José ha colgado la lamparita de un clavo que está hincado en uno de los troncos de sostén. Se ve la techumbre llena de telas de araña, y pajas esparcidas por todo el suelo (que es de tierra batida y su superficie es completamente irregular; con hoyos, guijarros, detritos y excrementos). En la parte del fondo, un buey, con heno colgándole de la boca, se vuelve y mira con ojos tranquilos. Hay un tosco taburete y dos piedras en un ángulo ennegrecido — señal de que en ese lugar se enciende fuego — que está junto a una tronera.
María se acerca al buey. Tiene frío. Le pone las manos sobre el cuello para sentir su calorcillo. El buey muge; se deja. Parece como si hubiera comprendido. Se deja también cuando José lo separa un poco para coger abundante heno del pesebre para hacerle a María una yacija—el pesebre es doble: está el en que come el buey, y, encima, una especie de estante con heno de reserva; éste es el que coge José. Y le hace sitio al burrito, que, cansado y hambriento, enseguida se pone a comer.

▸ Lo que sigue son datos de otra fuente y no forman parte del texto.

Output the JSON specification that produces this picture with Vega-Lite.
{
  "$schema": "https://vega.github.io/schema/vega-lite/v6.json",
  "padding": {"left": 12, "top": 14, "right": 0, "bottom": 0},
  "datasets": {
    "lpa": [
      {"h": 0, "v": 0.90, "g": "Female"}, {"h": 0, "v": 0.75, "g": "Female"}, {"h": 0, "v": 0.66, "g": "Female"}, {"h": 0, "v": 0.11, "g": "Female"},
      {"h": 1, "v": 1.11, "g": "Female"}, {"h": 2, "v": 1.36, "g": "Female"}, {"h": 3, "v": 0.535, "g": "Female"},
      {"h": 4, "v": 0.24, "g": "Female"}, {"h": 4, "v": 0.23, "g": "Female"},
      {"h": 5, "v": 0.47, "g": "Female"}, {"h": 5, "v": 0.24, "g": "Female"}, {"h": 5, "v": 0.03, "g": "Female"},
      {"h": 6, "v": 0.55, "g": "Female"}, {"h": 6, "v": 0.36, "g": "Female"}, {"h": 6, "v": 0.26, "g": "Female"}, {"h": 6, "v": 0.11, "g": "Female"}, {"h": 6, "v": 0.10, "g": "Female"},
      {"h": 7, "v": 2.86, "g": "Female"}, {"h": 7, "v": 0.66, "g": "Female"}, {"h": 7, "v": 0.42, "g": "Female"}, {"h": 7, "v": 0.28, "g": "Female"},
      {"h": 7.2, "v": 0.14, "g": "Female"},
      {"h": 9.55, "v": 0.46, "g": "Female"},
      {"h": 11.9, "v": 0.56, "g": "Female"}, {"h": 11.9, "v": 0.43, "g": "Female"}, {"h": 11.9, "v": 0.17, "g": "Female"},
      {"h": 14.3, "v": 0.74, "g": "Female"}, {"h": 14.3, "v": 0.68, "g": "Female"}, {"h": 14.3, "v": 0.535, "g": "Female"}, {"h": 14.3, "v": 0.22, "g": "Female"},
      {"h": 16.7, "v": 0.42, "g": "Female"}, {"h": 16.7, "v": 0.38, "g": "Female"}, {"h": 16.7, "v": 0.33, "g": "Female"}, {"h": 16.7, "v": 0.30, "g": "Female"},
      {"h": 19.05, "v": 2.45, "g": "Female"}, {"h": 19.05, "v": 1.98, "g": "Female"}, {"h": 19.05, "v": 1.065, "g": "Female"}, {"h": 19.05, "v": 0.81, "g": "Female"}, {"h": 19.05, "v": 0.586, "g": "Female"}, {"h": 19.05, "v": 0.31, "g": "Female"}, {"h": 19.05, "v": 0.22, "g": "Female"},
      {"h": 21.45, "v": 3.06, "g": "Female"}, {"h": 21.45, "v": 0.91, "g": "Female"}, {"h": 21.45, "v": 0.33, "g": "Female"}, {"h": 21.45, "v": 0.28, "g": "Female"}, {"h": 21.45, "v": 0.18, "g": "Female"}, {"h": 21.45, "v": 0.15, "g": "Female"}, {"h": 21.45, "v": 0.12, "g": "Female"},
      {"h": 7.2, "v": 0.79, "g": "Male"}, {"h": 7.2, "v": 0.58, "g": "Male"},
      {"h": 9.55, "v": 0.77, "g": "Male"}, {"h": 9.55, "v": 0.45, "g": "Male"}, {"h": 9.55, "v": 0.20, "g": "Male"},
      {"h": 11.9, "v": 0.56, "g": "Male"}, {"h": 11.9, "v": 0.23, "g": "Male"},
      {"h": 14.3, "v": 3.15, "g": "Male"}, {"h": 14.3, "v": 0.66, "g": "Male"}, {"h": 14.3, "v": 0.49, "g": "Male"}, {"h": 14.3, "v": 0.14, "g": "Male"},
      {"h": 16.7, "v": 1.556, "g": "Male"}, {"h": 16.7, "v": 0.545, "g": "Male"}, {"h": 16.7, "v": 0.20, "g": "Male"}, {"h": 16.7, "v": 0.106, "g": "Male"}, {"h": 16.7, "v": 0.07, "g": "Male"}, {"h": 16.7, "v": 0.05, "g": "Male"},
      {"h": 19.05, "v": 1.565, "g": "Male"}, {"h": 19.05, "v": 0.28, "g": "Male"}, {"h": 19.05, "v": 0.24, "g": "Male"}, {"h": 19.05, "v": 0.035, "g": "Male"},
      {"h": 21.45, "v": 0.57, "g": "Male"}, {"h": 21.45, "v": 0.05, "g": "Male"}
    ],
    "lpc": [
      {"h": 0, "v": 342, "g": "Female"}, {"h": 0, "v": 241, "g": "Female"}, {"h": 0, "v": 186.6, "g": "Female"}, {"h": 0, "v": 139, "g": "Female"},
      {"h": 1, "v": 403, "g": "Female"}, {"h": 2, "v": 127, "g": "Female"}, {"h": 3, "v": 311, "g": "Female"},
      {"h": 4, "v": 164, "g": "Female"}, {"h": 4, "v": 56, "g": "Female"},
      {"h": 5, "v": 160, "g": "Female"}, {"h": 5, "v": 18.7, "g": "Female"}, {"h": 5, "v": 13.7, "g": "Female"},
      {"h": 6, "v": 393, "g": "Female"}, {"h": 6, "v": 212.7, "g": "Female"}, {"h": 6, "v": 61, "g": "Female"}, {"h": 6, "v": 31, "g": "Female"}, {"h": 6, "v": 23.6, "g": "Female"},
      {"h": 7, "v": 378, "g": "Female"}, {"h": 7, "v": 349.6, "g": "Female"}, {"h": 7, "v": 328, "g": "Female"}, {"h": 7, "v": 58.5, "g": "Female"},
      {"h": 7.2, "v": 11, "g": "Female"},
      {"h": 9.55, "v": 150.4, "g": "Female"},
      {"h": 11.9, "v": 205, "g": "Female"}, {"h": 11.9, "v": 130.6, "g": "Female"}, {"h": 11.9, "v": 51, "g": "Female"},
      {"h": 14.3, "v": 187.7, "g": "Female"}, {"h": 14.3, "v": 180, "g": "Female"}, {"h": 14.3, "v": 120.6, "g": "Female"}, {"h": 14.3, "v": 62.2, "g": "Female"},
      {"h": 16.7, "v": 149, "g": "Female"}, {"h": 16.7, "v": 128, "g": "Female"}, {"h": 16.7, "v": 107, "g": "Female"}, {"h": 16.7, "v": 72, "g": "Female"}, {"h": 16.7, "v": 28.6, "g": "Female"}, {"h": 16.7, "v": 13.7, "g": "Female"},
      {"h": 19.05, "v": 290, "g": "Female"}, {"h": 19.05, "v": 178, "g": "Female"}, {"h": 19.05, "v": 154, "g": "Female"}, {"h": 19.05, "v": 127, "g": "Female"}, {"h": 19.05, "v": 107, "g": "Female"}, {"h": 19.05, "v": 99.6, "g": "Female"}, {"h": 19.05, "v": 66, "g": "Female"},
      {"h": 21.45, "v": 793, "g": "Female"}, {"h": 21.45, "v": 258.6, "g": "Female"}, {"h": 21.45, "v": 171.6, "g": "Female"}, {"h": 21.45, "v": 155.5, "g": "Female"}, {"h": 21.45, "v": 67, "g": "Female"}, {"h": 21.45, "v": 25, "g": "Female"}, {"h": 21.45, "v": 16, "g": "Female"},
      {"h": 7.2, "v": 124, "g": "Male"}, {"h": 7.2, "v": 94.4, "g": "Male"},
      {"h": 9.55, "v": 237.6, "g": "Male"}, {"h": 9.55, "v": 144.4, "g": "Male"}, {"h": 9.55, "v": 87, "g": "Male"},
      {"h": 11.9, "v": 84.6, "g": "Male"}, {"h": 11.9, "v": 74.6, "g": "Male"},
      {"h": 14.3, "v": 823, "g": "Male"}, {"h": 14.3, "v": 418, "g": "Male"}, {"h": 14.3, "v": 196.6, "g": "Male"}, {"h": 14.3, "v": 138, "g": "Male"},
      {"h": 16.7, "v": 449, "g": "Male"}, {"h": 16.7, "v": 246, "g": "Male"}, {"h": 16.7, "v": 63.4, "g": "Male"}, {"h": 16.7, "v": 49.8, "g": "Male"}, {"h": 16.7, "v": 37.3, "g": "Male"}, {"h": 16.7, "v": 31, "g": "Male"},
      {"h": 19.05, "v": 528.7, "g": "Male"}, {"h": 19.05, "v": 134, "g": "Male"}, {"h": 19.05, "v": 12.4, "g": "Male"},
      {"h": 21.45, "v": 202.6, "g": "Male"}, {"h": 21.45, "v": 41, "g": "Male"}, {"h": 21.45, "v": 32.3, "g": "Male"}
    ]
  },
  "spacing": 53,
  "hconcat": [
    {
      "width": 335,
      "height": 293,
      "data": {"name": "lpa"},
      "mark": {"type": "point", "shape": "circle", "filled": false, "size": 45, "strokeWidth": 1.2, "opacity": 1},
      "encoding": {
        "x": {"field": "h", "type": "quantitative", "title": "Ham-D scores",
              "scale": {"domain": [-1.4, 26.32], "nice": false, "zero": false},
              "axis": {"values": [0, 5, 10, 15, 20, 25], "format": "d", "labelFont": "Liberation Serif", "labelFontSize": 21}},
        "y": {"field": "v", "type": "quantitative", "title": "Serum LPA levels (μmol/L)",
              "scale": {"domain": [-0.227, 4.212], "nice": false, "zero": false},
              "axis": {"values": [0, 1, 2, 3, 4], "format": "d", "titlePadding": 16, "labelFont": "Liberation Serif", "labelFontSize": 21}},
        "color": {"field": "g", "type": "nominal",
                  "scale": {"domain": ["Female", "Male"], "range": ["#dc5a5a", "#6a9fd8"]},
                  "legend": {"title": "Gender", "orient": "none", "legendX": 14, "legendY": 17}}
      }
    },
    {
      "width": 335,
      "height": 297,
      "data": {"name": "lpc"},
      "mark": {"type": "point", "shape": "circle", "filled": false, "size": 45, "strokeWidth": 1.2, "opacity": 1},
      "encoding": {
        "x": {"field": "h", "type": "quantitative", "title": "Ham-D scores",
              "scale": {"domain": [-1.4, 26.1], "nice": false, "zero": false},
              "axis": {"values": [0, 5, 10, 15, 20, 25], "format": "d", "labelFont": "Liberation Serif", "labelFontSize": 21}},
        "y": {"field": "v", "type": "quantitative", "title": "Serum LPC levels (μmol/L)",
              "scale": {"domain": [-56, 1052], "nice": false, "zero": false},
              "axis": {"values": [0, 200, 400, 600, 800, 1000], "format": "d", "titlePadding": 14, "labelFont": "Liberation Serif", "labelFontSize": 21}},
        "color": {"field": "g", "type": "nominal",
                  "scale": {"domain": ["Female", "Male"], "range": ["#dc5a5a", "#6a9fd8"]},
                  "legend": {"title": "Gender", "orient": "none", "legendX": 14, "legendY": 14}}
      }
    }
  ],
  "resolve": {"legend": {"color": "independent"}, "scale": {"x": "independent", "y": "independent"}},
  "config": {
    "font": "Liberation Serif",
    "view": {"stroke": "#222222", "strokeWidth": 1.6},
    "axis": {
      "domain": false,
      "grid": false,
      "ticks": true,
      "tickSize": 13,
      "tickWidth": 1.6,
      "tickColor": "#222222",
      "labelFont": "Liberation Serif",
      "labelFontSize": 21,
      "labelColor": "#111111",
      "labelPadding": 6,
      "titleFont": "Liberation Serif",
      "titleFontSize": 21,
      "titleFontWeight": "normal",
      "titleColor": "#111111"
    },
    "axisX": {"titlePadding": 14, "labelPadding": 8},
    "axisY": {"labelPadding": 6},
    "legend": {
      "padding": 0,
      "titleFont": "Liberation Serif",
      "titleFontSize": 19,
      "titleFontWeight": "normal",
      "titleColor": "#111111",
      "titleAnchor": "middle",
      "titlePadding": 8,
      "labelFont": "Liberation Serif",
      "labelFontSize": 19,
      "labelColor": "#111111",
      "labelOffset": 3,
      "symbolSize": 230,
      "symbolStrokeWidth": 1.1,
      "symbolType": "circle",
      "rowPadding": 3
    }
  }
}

José encuentra también un cubo volcado y todo abollado. Sale — porque fuera había visto un regato — y vuelve con agua para el borriquillo. Luego se hace con un haz de ramajes que estaba en un rincón y trata de barrer un poco el suelo. Después extiende el heno, hace con él una yacija, junto al buey, en el ángulo más seco y resguardado; pero siente que este mísero heno está húmedo, y suspira. Enciende el fuego y, con una paciencia de cartujo, lo seca a manojos cerca del calor.
María, sentada en el taburete, cansada, mira sonriente. Ya está. María se dispone mejor sobre el mullido heno, con los hombros apoyados en un tronco. José termina de… aparejar la estancia extendiendo su manto como si fuera una cortina en la apertura que hace de puerta. Una protección muy relativa. Luego le ofrece a la Virgen pan y queso, y le da a beber agua de un boto.
– Duerme ahora – le dice – Yo velaré, para que la lumbre no se apague. Menos mal que hay leña. Esperemos que dure y que arda. Así podré ahorrar aceite de la lámpara.
María se echa obedientemente. José, con la manta que tenía en los pies y con el manto de la misma María, la tapa. -¿Y tú?… Vas a pasar frío.
– No, María. Estoy junto al fuego. Trata de descansar. Mañana irá mejor.
María cierra los ojos sin insistir más. José se pone en su rinconcillo, sentado en el taburete, con unas — pocas — ramillas secas al lado; no creo que duren mucho.
Están colocados así: María a la derecha, dando la espalda a la… puerta, semioculta por el tronco y por el cuerpo del buey, que está recostado ahora en la cama de paja; José a la izquierda y de cara a la puerta, en diagonal por tanto; estando frente al fuego, da la espalda a María, pero, de vez en cuando, se vuelve a mirarla, y la ve tranquila, como si durmiera. Rompe lentamente sus ramitas, y las va echando, una a una, en el débil fuego para que no se apague, para que dé luz, para que la poca leña dure. La única luz, ora más viva, ora mortecina, es la del fuego; la lámpara está ya apagada; en la penumbra resalta sólo el blancor del buey y del rostro y manos de José. Todo el resto es una masa que se confunde en la penumbra densa.
– No hay dictado – dice María – La visión habla por sí sola. Tarea vuestra es entender la lección de caridad, humildad y pureza que de ella emana.